* _INSTRUCTIONS FOR THE TASK_:
Only the lines from the one containing "Rebuild this diagram" through the one containing "(140,88) -- (810,88);" belong in the answer; copy them exactly and leave out pictures.
──────── DATASET RECORDS
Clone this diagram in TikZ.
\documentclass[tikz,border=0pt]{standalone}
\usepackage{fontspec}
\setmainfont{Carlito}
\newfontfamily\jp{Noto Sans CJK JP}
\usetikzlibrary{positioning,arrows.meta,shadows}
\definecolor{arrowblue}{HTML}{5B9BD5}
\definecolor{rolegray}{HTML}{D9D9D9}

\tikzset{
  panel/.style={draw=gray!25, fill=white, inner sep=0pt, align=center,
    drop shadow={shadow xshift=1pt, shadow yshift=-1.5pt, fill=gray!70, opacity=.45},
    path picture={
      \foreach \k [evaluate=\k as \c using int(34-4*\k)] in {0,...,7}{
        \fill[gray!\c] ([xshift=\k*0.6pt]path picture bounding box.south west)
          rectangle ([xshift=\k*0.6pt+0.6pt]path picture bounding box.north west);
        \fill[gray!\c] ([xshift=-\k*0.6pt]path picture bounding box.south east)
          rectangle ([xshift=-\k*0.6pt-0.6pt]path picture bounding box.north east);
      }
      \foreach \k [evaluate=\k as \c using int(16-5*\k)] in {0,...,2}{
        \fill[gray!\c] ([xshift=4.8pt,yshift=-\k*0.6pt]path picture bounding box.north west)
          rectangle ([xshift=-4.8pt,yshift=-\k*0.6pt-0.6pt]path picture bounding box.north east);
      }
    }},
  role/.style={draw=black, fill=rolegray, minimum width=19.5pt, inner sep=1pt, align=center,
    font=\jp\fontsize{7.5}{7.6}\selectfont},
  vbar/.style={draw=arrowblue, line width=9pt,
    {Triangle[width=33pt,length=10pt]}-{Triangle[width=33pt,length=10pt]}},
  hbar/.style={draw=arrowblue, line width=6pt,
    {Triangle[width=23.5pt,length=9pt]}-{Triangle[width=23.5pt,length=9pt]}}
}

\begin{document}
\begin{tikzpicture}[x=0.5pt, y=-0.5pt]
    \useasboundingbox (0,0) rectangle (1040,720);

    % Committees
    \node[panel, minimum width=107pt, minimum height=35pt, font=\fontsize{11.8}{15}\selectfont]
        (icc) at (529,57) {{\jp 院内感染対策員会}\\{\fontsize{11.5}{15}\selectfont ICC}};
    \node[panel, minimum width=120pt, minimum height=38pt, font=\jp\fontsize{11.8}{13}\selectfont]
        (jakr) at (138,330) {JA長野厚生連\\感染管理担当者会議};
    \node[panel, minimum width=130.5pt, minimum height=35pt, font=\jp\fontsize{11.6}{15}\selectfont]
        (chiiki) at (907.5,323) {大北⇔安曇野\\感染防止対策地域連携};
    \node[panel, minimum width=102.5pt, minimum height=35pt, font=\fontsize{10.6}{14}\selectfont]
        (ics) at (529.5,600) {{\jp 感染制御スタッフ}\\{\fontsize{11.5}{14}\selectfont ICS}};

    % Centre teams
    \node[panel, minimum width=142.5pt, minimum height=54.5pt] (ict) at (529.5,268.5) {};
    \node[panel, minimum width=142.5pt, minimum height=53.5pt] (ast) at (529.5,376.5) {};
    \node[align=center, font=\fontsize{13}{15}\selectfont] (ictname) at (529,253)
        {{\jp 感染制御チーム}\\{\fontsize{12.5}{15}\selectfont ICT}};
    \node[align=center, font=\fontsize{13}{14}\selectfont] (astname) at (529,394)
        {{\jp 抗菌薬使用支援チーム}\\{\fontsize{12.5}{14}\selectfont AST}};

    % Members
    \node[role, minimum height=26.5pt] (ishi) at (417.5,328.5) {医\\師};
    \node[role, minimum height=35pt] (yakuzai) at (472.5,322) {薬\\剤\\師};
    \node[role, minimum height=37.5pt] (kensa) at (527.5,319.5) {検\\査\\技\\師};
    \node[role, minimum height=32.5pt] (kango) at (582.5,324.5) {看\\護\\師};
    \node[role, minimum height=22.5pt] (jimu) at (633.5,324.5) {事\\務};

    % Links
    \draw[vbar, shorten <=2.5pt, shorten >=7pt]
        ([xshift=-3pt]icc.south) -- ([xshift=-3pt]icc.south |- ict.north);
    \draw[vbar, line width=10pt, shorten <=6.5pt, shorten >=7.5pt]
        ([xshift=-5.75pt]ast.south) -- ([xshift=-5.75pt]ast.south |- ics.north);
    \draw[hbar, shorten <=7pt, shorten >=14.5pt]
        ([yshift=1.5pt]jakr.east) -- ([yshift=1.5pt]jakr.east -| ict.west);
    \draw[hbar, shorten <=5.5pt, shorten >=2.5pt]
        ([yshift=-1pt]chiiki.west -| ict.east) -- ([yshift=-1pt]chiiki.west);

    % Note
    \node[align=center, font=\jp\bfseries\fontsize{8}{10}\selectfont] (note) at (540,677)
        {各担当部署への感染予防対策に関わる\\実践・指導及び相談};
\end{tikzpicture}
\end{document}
────────────────
──────── DATASET RECORDS
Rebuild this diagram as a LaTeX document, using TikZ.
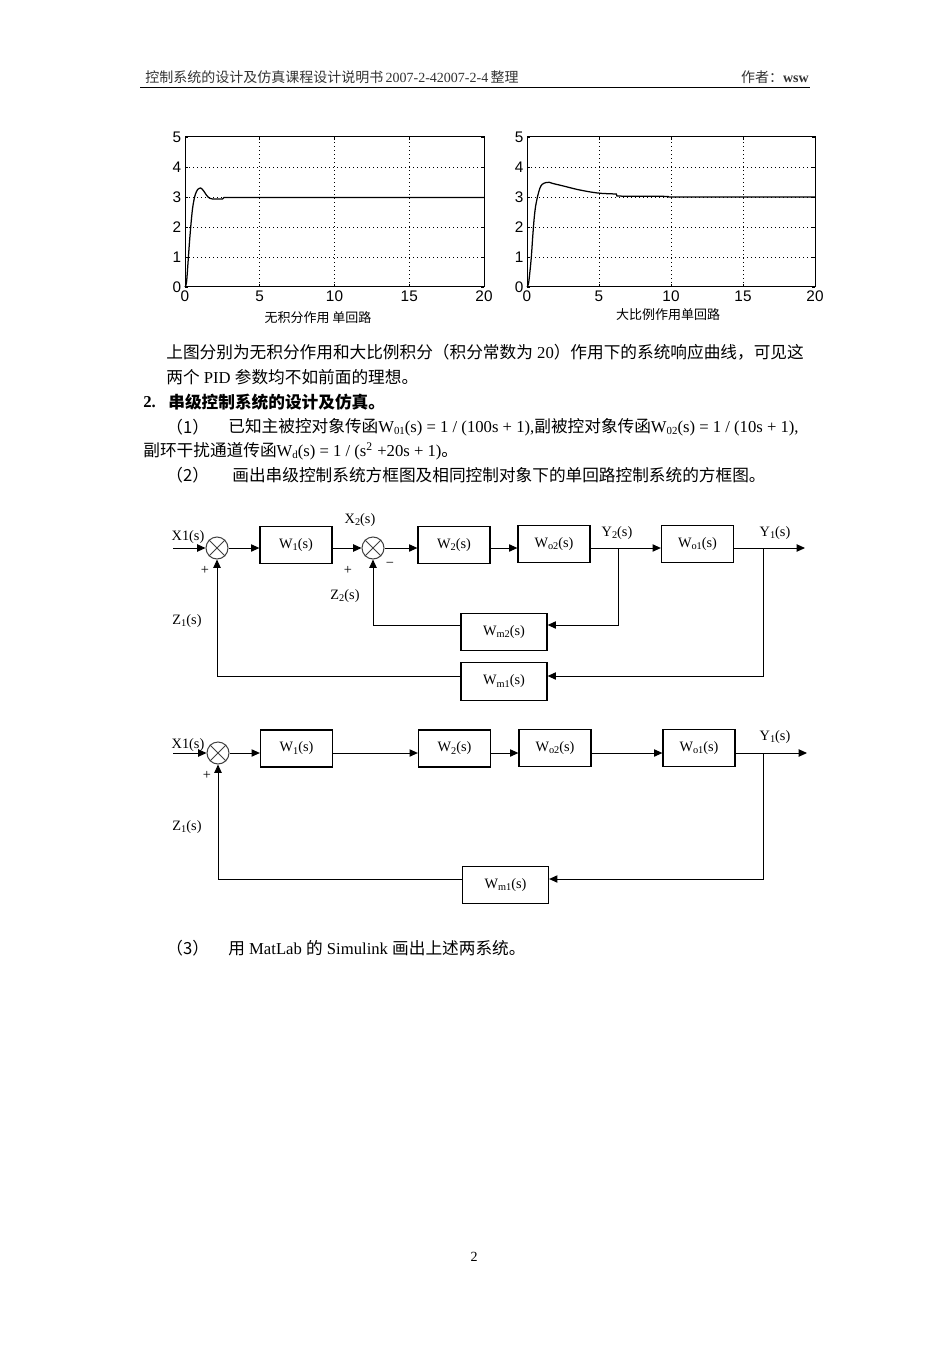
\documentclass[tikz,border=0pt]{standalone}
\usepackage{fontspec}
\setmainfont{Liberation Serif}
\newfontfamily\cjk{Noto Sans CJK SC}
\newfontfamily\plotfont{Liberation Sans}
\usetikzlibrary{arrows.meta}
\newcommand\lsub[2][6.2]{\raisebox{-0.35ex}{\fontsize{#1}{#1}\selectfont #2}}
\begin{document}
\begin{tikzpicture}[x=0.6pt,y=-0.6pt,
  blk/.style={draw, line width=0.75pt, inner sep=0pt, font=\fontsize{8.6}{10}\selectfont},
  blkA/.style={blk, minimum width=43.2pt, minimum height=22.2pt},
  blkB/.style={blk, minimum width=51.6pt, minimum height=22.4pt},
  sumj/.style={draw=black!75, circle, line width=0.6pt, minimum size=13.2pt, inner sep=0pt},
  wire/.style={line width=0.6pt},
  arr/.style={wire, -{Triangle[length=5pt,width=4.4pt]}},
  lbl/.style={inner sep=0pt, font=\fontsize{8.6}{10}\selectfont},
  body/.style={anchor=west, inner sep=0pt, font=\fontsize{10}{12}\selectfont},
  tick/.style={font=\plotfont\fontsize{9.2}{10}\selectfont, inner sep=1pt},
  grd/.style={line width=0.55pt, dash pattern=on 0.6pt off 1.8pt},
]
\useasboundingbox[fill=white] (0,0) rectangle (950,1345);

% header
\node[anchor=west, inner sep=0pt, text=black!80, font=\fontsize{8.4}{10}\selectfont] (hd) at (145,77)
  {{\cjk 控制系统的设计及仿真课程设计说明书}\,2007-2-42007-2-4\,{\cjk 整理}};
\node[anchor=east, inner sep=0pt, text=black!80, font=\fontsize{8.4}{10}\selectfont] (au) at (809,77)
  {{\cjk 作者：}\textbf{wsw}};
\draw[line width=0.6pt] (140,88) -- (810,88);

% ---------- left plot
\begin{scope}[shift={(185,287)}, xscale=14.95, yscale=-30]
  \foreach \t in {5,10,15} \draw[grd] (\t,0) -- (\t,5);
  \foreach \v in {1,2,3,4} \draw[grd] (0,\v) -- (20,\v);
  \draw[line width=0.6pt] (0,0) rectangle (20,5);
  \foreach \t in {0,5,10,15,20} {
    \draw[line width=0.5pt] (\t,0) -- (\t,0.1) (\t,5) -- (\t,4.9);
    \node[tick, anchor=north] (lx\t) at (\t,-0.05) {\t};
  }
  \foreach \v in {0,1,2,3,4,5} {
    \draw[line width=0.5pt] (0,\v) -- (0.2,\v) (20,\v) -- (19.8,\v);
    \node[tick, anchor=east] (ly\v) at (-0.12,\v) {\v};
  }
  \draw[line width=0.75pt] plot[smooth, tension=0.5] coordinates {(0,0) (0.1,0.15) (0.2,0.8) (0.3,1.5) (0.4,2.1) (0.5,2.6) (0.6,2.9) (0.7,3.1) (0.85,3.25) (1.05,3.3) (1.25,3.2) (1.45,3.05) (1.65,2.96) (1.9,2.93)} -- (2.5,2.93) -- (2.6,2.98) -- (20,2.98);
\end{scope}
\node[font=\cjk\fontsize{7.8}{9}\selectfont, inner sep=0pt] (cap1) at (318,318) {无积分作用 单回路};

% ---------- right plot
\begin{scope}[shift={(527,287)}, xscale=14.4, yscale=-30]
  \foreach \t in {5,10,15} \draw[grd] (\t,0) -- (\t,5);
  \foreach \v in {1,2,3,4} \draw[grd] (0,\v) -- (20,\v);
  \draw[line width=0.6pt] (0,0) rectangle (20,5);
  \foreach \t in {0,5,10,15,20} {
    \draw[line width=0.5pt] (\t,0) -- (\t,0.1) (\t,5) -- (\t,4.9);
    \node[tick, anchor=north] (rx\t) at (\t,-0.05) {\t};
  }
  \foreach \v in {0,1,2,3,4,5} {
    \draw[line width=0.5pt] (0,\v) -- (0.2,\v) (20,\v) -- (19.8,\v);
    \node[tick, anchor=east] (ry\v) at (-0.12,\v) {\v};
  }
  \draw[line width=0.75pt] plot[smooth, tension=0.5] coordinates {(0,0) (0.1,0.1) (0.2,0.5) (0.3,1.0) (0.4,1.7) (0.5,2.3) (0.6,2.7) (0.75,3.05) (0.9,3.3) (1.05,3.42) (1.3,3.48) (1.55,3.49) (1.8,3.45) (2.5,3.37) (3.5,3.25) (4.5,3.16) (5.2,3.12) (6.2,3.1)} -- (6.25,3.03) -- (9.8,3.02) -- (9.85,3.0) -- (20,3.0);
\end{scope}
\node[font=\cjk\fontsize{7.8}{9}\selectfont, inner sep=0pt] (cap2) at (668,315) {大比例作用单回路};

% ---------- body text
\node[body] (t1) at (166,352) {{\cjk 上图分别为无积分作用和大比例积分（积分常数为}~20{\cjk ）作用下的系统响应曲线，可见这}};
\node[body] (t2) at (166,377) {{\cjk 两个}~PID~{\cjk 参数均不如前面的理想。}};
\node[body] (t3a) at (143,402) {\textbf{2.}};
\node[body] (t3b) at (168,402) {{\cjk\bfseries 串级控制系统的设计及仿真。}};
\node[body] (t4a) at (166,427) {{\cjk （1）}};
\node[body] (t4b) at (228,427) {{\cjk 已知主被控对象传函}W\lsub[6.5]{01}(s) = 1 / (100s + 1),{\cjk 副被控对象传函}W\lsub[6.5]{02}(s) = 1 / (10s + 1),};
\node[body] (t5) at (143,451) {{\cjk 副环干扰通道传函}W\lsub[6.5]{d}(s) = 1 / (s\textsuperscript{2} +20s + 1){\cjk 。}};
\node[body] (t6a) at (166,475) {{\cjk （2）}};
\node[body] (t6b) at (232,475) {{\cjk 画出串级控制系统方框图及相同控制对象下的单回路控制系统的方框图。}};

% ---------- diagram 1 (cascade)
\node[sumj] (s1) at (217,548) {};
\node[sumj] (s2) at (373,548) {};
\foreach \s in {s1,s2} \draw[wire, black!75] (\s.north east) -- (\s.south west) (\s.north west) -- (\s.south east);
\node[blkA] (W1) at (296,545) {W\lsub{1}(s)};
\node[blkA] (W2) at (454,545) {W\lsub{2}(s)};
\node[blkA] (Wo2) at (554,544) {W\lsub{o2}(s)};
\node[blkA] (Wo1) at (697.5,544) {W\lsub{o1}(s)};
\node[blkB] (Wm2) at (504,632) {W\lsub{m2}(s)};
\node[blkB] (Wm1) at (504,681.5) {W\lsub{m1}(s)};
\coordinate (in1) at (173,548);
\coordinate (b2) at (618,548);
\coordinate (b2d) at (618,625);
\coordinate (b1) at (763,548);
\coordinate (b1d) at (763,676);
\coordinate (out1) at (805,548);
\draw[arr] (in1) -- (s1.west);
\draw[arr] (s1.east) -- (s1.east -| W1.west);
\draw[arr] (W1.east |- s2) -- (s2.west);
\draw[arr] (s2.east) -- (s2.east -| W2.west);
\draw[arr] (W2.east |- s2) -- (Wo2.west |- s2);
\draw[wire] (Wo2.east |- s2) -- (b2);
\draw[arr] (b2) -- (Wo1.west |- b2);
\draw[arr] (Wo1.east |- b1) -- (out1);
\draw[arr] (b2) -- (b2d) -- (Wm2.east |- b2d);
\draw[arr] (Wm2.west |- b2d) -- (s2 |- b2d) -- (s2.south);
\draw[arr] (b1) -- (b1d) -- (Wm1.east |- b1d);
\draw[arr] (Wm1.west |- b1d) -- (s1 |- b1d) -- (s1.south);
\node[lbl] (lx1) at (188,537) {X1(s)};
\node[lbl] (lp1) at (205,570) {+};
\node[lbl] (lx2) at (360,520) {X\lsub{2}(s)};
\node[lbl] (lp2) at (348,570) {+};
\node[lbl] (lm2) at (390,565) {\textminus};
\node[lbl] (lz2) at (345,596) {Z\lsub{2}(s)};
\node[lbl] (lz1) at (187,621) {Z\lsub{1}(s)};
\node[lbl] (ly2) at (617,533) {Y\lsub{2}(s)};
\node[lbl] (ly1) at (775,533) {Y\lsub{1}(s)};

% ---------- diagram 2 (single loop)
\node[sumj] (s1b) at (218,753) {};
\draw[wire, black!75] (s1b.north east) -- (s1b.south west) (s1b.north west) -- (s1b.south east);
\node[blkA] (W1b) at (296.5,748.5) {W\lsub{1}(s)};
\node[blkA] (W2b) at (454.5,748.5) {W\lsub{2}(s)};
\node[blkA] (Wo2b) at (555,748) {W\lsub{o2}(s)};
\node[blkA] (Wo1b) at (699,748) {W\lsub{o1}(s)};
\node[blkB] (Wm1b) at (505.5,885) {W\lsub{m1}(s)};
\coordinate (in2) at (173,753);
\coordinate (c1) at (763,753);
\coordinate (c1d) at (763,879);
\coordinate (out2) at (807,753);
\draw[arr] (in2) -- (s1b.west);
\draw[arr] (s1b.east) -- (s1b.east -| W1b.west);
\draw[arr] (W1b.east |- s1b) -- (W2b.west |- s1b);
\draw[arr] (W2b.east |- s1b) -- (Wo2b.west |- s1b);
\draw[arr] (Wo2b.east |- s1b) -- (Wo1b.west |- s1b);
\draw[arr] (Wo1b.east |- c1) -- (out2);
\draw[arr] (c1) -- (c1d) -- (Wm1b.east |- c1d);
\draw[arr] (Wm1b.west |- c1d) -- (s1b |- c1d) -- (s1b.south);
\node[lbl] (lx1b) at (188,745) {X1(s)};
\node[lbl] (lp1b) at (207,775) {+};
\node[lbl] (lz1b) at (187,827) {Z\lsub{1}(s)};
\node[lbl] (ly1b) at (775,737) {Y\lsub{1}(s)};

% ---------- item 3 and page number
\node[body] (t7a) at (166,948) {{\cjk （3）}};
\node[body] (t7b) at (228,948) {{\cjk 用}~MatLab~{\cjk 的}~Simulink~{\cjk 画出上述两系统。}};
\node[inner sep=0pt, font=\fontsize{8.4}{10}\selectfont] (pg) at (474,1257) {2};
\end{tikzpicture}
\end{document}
────────────────
──────── DATASET RECORDS
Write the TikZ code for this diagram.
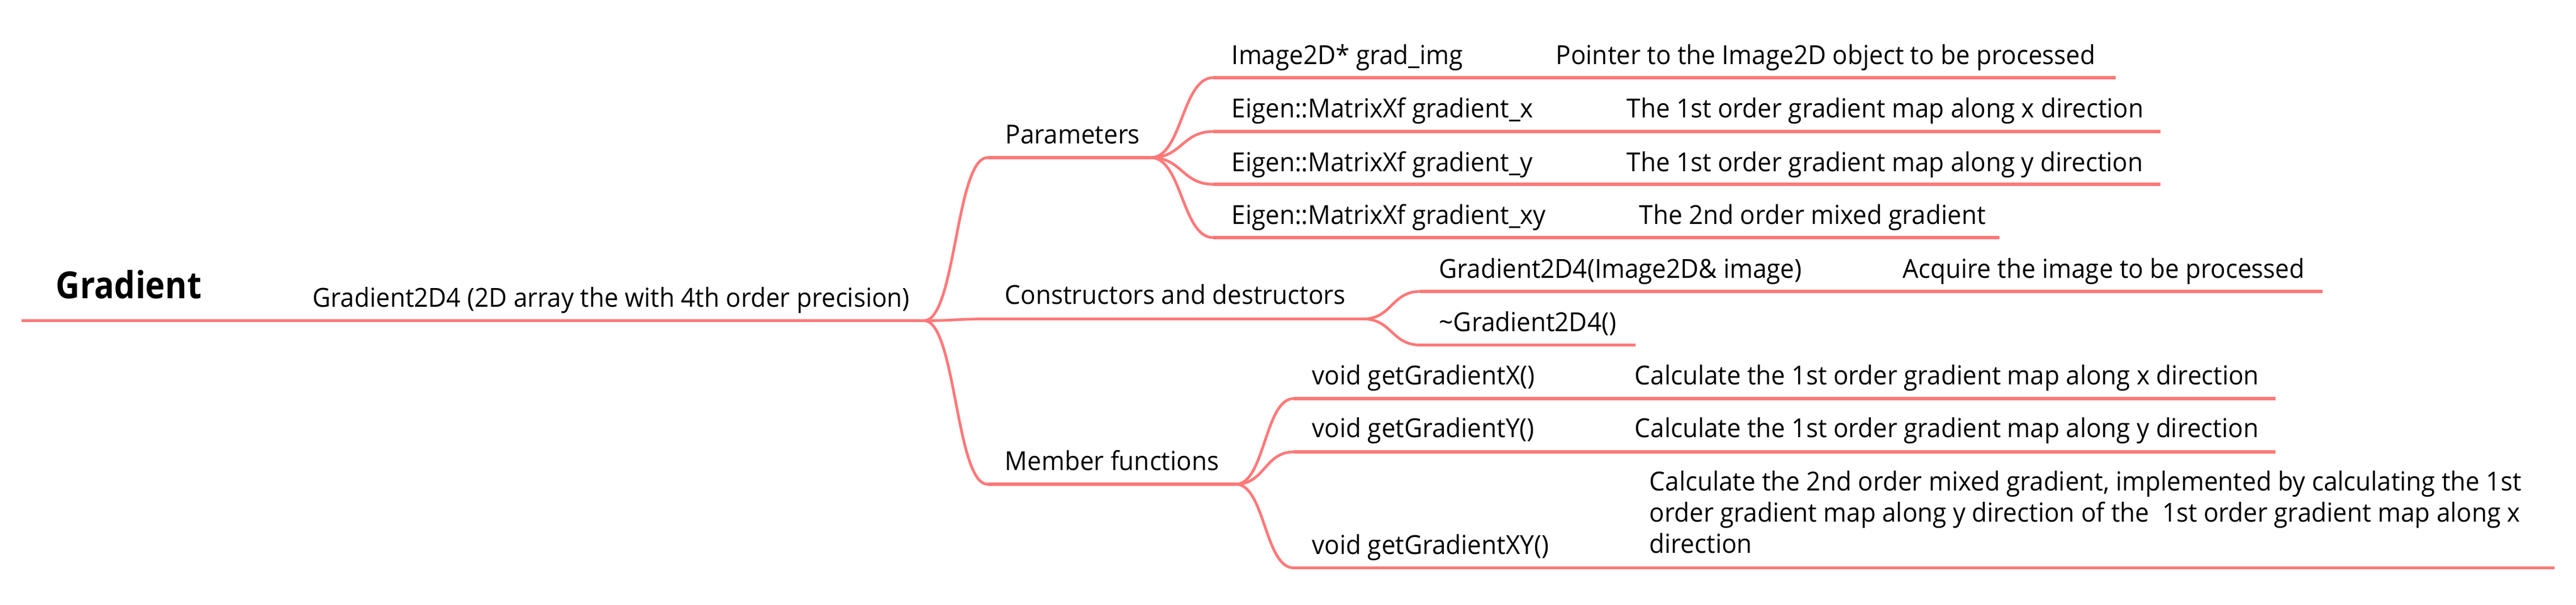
────────────────
* _SOLUTION TO THE PROBLEM_:
Rebuild this diagram as a LaTeX document, using TikZ.
\documentclass[tikz,border=0pt]{standalone}
\usepackage{fontspec}
\setmainfont{Liberation Serif}
\newfontfamily\cjk{Noto Sans CJK SC}
\newfontfamily\plotfont{Liberation Sans}
\usetikzlibrary{arrows.meta}
\newcommand\lsub[2][6.2]{\raisebox{-0.35ex}{\fontsize{#1}{#1}\selectfont #2}}
\begin{document}
\begin{tikzpicture}[x=0.6pt,y=-0.6pt,
  blk/.style={draw, line width=0.75pt, inner sep=0pt, font=\fontsize{8.6}{10}\selectfont},
  blkA/.style={blk, minimum width=43.2pt, minimum height=22.2pt},
  blkB/.style={blk, minimum width=51.6pt, minimum height=22.4pt},
  sumj/.style={draw=black!75, circle, line width=0.6pt, minimum size=13.2pt, inner sep=0pt},
  wire/.style={line width=0.6pt},
  arr/.style={wire, -{Triangle[length=5pt,width=4.4pt]}},
  lbl/.style={inner sep=0pt, font=\fontsize{8.6}{10}\selectfont},
  body/.style={anchor=west, inner sep=0pt, font=\fontsize{10}{12}\selectfont},
  tick/.style={font=\plotfont\fontsize{9.2}{10}\selectfont, inner sep=1pt},
  grd/.style={line width=0.55pt, dash pattern=on 0.6pt off 1.8pt},
]
\useasboundingbox[fill=white] (0,0) rectangle (950,1345);

% header
\node[anchor=west, inner sep=0pt, text=black!80, font=\fontsize{8.4}{10}\selectfont] (hd) at (145,77)
  {{\cjk 控制系统的设计及仿真课程设计说明书}\,2007-2-42007-2-4\,{\cjk 整理}};
\node[anchor=east, inner sep=0pt, text=black!80, font=\fontsize{8.4}{10}\selectfont] (au) at (809,77)
  {{\cjk 作者：}\textbf{wsw}};
\draw[line width=0.6pt] (140,88) -- (810,88);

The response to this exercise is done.